EXTRACTED INFORMATION
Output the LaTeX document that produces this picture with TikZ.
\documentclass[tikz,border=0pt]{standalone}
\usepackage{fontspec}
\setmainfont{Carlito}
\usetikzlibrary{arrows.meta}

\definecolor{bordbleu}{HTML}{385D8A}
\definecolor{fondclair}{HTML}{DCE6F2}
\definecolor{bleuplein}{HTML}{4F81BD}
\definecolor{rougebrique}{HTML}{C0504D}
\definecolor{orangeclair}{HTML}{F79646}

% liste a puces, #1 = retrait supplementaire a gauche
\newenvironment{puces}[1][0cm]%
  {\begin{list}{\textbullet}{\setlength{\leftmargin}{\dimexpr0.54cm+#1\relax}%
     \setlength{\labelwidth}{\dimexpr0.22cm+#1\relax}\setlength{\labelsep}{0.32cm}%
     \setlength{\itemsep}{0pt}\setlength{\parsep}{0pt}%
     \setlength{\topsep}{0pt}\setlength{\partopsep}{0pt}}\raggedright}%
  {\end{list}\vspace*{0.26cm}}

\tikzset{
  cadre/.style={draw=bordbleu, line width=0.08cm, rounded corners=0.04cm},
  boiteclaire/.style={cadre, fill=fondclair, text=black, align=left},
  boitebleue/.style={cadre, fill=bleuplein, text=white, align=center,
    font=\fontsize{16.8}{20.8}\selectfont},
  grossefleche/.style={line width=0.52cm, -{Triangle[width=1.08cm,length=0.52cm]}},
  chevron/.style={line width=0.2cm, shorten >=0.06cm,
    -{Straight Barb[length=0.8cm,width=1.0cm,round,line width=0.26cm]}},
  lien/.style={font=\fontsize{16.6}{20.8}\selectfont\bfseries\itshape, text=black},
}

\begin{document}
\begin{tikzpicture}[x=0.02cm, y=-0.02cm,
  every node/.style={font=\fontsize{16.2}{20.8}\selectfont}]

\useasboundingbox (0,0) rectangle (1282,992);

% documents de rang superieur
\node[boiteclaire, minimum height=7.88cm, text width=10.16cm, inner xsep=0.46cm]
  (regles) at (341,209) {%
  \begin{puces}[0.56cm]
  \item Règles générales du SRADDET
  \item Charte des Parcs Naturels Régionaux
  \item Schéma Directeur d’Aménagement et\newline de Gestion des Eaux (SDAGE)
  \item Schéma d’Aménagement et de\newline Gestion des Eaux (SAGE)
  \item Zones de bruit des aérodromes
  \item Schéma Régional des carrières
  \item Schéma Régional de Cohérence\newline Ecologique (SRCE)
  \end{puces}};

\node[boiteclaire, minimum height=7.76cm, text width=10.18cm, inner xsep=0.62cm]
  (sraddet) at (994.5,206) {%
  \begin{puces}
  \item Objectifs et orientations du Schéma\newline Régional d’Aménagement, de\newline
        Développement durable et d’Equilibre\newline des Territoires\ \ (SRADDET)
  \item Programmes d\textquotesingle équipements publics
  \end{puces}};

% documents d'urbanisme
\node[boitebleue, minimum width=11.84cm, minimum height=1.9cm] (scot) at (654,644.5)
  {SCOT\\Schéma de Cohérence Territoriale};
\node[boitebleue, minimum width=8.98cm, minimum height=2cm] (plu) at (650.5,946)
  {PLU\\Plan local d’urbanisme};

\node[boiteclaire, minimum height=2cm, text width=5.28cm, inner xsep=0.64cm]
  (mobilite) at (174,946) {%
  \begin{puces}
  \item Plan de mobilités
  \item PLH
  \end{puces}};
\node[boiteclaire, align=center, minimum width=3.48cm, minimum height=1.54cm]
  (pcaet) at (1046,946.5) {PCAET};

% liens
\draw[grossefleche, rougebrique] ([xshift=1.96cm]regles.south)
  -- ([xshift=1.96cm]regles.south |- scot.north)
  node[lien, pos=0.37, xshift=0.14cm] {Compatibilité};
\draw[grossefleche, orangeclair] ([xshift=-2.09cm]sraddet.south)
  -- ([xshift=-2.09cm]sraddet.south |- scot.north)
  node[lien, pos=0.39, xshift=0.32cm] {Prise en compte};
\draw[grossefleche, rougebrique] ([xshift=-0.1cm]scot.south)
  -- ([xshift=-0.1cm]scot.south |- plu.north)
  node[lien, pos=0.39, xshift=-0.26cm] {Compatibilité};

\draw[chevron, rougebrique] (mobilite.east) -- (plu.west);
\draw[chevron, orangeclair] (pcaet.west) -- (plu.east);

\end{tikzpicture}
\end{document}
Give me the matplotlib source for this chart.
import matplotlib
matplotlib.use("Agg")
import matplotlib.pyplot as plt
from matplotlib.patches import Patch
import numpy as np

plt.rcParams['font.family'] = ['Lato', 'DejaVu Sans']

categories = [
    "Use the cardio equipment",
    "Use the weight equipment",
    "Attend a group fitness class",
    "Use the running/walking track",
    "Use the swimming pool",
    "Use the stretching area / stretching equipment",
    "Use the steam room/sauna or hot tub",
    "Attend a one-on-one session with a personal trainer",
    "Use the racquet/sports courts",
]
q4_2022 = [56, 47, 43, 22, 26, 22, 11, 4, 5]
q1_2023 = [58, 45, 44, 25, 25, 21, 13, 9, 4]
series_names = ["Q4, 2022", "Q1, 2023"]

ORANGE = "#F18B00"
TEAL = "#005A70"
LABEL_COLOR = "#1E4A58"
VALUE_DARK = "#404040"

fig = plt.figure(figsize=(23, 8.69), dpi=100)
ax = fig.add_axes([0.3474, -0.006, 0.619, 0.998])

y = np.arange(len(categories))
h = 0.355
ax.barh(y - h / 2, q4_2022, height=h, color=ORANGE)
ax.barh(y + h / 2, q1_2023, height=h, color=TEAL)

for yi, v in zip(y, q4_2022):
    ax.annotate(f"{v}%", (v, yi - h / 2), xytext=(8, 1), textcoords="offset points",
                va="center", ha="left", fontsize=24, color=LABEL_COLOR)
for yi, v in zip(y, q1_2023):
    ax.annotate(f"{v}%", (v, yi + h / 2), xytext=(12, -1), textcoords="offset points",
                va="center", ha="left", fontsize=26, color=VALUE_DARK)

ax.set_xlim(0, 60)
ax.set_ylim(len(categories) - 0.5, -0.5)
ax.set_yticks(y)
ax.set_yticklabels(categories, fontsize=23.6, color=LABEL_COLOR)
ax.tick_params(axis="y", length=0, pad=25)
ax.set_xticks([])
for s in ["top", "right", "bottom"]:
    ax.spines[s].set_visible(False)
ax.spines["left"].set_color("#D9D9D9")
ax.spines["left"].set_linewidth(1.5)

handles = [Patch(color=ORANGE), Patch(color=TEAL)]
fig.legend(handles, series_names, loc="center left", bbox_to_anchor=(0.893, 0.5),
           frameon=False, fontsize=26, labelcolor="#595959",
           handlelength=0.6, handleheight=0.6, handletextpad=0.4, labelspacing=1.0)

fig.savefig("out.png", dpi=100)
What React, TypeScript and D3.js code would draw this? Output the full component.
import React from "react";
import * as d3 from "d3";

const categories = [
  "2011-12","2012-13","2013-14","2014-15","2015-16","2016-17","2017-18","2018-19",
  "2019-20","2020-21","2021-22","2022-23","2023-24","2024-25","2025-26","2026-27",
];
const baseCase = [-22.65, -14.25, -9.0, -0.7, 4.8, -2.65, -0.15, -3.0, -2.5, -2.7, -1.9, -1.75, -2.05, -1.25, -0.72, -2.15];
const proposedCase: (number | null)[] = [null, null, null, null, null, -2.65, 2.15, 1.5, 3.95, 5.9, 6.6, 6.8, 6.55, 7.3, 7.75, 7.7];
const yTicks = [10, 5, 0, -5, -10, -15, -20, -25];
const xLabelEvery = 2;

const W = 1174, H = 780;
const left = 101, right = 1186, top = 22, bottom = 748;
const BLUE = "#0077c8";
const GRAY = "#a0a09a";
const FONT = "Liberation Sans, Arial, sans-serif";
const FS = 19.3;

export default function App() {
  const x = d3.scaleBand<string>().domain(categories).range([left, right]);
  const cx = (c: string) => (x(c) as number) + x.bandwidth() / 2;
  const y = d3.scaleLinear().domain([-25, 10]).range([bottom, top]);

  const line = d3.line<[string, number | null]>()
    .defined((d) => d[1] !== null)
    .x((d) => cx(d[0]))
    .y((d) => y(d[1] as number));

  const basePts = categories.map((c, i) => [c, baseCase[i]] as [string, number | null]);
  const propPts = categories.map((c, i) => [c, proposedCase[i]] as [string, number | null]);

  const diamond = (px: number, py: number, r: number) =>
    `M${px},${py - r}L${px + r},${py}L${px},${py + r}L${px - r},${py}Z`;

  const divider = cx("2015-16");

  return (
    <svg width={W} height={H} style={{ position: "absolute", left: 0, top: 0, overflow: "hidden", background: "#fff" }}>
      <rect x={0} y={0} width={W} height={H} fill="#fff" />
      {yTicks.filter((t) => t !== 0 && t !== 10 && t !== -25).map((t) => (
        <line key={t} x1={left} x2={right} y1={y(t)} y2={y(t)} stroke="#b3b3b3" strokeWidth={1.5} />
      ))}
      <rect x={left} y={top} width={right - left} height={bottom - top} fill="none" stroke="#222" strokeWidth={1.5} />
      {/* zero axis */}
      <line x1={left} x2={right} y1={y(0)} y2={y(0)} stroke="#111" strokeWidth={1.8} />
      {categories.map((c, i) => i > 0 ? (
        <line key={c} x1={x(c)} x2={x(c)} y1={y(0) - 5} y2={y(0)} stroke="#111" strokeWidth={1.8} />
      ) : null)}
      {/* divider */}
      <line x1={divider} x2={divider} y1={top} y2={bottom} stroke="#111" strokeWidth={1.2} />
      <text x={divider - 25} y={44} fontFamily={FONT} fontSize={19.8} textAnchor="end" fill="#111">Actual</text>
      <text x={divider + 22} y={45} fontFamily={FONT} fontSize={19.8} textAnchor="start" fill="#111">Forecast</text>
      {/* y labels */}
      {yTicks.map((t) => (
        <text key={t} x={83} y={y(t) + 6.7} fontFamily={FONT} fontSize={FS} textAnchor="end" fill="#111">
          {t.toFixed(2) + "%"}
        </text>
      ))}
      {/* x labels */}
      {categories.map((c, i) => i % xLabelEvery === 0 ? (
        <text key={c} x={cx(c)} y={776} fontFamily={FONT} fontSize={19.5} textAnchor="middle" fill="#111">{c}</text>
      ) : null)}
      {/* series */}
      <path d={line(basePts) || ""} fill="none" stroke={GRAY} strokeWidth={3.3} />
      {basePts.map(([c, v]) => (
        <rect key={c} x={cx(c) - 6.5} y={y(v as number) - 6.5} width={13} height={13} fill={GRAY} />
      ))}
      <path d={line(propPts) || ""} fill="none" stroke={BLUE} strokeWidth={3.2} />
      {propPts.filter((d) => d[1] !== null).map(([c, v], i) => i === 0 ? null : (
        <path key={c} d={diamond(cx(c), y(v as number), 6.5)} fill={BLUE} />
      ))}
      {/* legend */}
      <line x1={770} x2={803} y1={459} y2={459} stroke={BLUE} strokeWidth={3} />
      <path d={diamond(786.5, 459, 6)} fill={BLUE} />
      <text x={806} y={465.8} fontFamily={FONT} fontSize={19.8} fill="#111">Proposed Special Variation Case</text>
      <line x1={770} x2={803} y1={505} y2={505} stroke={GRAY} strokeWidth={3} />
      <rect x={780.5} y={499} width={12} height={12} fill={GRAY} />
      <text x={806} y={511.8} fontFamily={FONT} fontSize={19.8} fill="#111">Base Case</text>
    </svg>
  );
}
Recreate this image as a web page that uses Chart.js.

SET PROBLEM
Transcribe the lines above from the one with "What React, TypeScript" through the one with "import * as". Include both ends and leave out every other line.

ANSWER TO THE TASK
What React, TypeScript and D3.js code would draw this? Output the full component.
import React from "react";
import * as d3 from "d3";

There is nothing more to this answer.